Pagani e le vite da salvare
Entro il 2040 saranno più di 3 milioni le persone affette in tutto il mondo da leucemia mieloide cronica, una malattia oggi rara ma che diventerà, tra qualche decennio, la tipologia più comune di leucemia. Questo tumore del sangue, che parte dal midollo osseo, ha un decorso molto lento e viene diagnosticato spesso in tarda età richiedendo, nella maggior parte dei casi, cure farmacologiche che durano per tutta la vita del paziente. Grazie alle ricerche di Ilaria Pagani (nella foto, seconda da sinistra seduta), biologa molecolare nata a Corgeno (Varese) e ora residente ad Adelaide, si sono fatti passi avanti per facilitare l’interruzione di cure in certi pazienti senza rischi di ricadute, con un netto miglioramento della qualità della vita. I risultati degli studi di Pagani sono stati premiati a livello internazionale, con l’assegnazione, nel 2019, di un prestigioso riconoscimento: il John Goldman Research Award della Scuola europea di ematologia, e i suoi studi continuano oggi a ricevere finanziamenti, tra gli ultimi quello della Leukaemia Foundation australiana. Pagani è oggi fellow del Beat Project Cancer, una posizione importante conferita dall’Ente tumori del South Australia a soli due ricercatori dello Stato.

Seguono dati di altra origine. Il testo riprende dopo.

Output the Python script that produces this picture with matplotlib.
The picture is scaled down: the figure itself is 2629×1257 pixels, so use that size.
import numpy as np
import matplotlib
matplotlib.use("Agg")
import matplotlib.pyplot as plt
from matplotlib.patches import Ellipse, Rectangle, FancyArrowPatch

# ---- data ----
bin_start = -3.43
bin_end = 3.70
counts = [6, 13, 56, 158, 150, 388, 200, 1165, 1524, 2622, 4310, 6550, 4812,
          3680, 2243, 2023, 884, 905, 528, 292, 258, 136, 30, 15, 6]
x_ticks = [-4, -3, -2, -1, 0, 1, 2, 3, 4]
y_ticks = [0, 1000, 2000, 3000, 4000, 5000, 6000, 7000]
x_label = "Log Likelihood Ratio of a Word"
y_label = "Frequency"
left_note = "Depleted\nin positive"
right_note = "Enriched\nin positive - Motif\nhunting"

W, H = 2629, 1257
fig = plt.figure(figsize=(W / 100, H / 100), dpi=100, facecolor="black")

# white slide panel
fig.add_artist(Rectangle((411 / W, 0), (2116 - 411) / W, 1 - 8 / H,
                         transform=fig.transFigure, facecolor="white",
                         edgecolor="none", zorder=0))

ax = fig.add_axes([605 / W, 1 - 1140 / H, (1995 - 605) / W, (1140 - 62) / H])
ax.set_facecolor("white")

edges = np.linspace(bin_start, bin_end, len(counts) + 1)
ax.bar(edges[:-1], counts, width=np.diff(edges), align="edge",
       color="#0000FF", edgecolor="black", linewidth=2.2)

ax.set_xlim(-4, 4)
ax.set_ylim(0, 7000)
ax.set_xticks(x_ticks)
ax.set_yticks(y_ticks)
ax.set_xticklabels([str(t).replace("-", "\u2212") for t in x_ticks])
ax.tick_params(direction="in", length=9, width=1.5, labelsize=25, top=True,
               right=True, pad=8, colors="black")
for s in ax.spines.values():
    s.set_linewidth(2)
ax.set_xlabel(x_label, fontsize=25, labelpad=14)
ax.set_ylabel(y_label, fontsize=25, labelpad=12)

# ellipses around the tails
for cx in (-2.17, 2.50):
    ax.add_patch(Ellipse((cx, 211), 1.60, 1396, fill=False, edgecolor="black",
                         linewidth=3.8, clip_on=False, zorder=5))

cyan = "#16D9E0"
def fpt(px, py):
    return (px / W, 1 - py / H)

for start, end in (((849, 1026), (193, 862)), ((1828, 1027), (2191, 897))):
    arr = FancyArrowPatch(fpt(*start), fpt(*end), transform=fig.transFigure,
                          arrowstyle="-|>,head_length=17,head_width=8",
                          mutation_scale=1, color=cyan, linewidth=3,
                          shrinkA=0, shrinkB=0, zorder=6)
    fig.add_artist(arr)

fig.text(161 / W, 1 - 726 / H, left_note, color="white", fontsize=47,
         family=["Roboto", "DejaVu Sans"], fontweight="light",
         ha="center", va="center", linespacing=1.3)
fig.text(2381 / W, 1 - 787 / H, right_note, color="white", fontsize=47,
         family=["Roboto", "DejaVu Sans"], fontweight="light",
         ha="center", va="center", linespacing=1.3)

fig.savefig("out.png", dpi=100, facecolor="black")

Formatasi all’Università dell’Insubria e poi all’Università di Milano in genetica medica, Pagani ha lavorato a Varese, Roma e in Inghilterra prima di trasferirsi, nel 2014, in Australia, un Paese che ha fatto decollare la sua carriera e che le sta permettendo di svolgere un lavoro importante, dentro e fuori il laboratorio dell’ente di ricerca South Australian Health and Medical Research Institute (Sahmri). L’interesse di Pagani per lo studio della leucemia mieloide cronica è iniziato a Varese dove si trova uno degli unici due laboratori al mondo che stavano sviluppando una tecnica per monitorare la malattia residua.

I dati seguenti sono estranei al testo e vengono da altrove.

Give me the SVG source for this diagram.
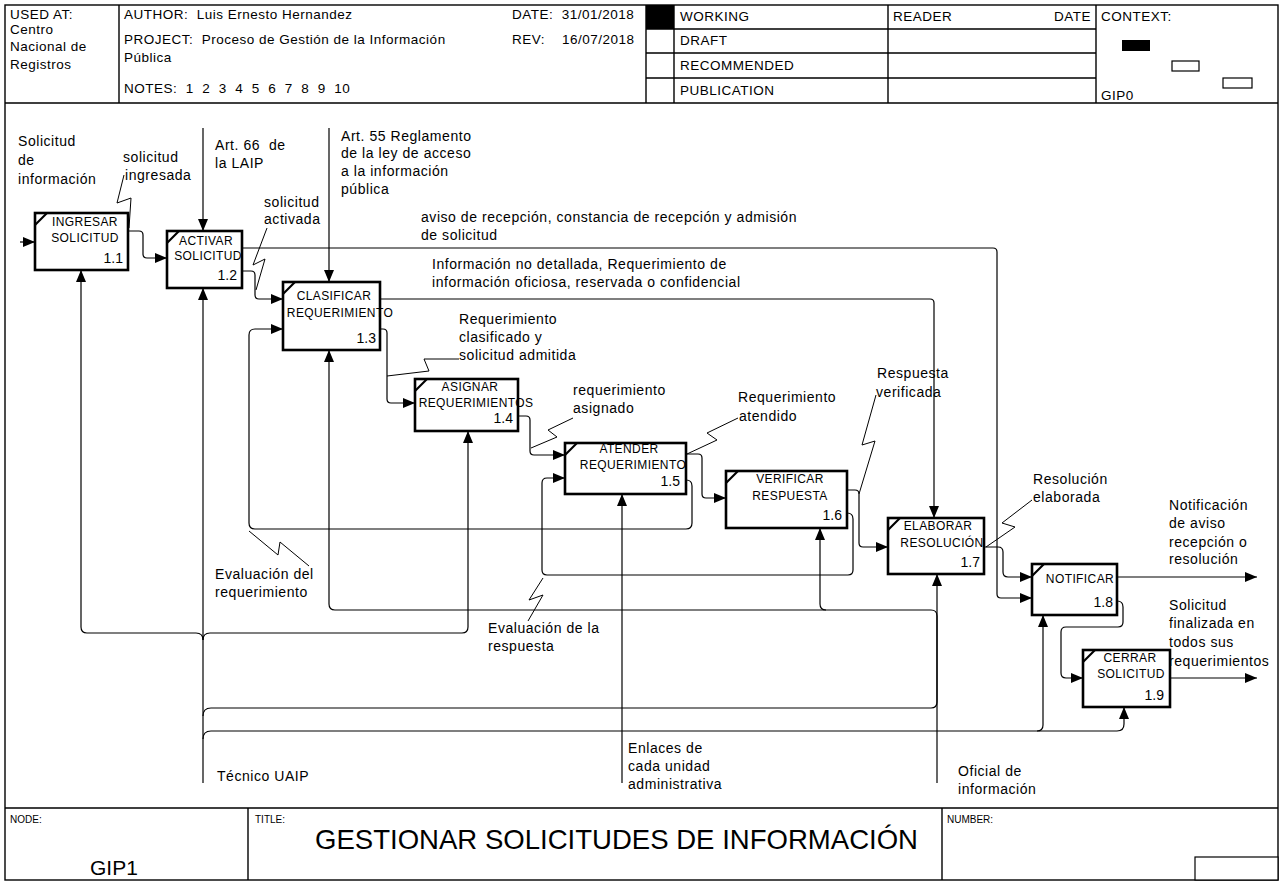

L’altro era appunto il Sahmri che ha notato il lavoro della giovane ricercatrice durante una conferenza negli Stati Uniti, e l’ha invitata per sei mesi ad Adelaide, come assegnista di ricerca. «Il laboratorio era aperto da poco, era bello, eravamo tutti ricercatori internazionali». Per la biologa è stato fondamentale essere affiancata da un mentore che continua a guidarla nel raggiungimento dei propri obiettivi. Pagani si sta impegnando molto anche per rilanciare Aria, l’Associazione dei ricercatori italiani in Australasia. Un network nato nei primi anni Duemila, e che al momento ha un centinaio di soci tra Adelaide, Melbourne, Sydney e le Fiji. Tra gli obiettivi di Aria, ci sono il rafforzamento di scambi e collaborazioni tra istituti di ricerca ed enti pubblici italiani e australiani, ma anche il sostegno ai ricercatori arrivati da poco in Australia. Attraverso l’organizzazione di eventi, si vogliono creare opportunità di networking e confronto.
Eletta presidente di Aria nel dicembre 2019, Pagani con il Comitato, quasi esclusivamente al femminile, ha già presentato alcune iniziative che hanno raccolto un ottimo seguito, e molti altri programmi sono attualmente in cantiere. Pagani è molto attiva su un altro fronte: quello delle pari opportunità in ambito scientifico. Il Sahmri, per esempio, ha ottenuto una certificazione internazionale che attesta le buone pratiche riguardanti inclusività e parità di genere, e la biologa vorrebbe vederle replicate anche in Italia. Quando non è in laboratorio o non sta sviluppando nuovi progetti con Aria, Pagani si dedica ad altre due passioni: il canottaggio, uno sport praticato anche dal padre sul lago di Corgeno, e il volontariato con Surf Life Saving Australia. Da qualche anno ha infatti il brevetto di bagnina e, in estate, si alterna con altri volontari per monitorare la spiaggia di Brighton, sul litorale di Adelaide.